The last days of the year have been marked by tensions and nervousness in Greek-Turkish relations.
Turkish provocations raise concerns as they have exceeded all limits, as is evidenced by the sorties of Turkish warplanes over populated parts of Greece, which directly dispute Greek sovereignty over specific parts of the Aegean.
This can be explained to some extent. Recep Tayyip Erdogan’s Turkey is not at its best. The imperial designs of the Turkish President are clearly not panning out.
Whereas he expected that he could revive the Ottoman Empire, check oil-rich zones of the Middle East, control the transport of natural gas toward Europe, expand his zones of influence in the Balkans, and represent the Islamic world, he is instead now threatened with marginalisation and isolation.
At the momemt Turkey is tending to lose its cosmopolitan element and turn into a peculiar Muslim country, a more populous Algeria as an experienced foreign diplomat recently noted.
The links to the West have been limited, relations with the US are shaken, alliances in the broader region are difficult or non-existent, and the dealings with Russia that are designed to offset all that seem to complicate Ankara’s situation and not bolster it.
It is no coincidence that US diplomats view Turkey as “a minority of one”.
It is indeed true that the Americans do not want to completely shut the door on Turkey, but they comprehend Ankara’s equivocations and overtures to the North.
They view Turkey as an unstable ally and are thus transferring strategic weight and focus to Greece, expanding the areas of military and economic cooperation.
According to international diplomatic sources, the anxieties expressed over the last days are rooted is Ankara’s inability to stop the Greece-Cyprus-Israel collaboration or to impede the designs of international politics on the biggest underwater natural gas pipeline in the world, known as East Med.
It begins in Israel and moves on to Cyprus, Crete, the Western Peloponnese, Epirus, and via the Adriatic it will transport natural gas to Italy and the rest of Europe.
Everyone can easily understand the strategic and economic significance of this pipeline. If the estimates of hydrocarbons deposits in the Southeastern Μeditteranean are confirmed, that will create the conditions for Europe to end its dependence on Russia. Turkey, which imagined itself rich and great, will fall into a lesser position.
With the time to sign the related political agreement fast approaching – possibly in February, 2019 – Turkey is acting out all its nervousness and aggressiveness toward Greece.
The question is how Greece will deal with all this.
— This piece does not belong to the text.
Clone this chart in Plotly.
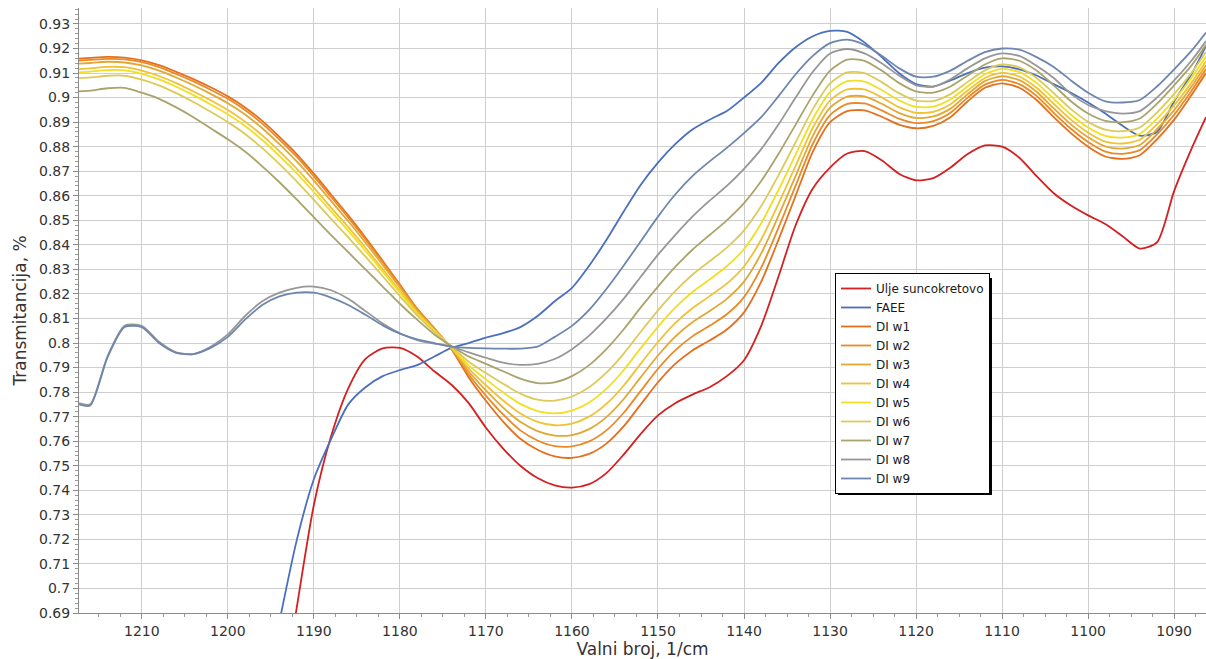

The high-pitched rhetoric of the defence minister has become commonplace and is fairly frequent.It makes no impression on anyone, and is due to the political situation in which he finds himself.
The statement by the Chairman of thhe joint chiefs of staff, Admiral Evangelos Apostolakis [who said that the Greek military will raze any Greek rock islet Turkish troops may land on], is unusual. It may have been prompted by information that there were preparations by Ankara of a possible hot incident. If so, it would be justified.
Nevertheless, in such situations one responds with actions and not with rhetoric. The Greek side has many reasons not to follow Ankara’s verbal provocations.
On the contrary, it has a duty to methodically and inconspicuously build strong alliances and to shape the conditions that will act to deter any prospective military clash.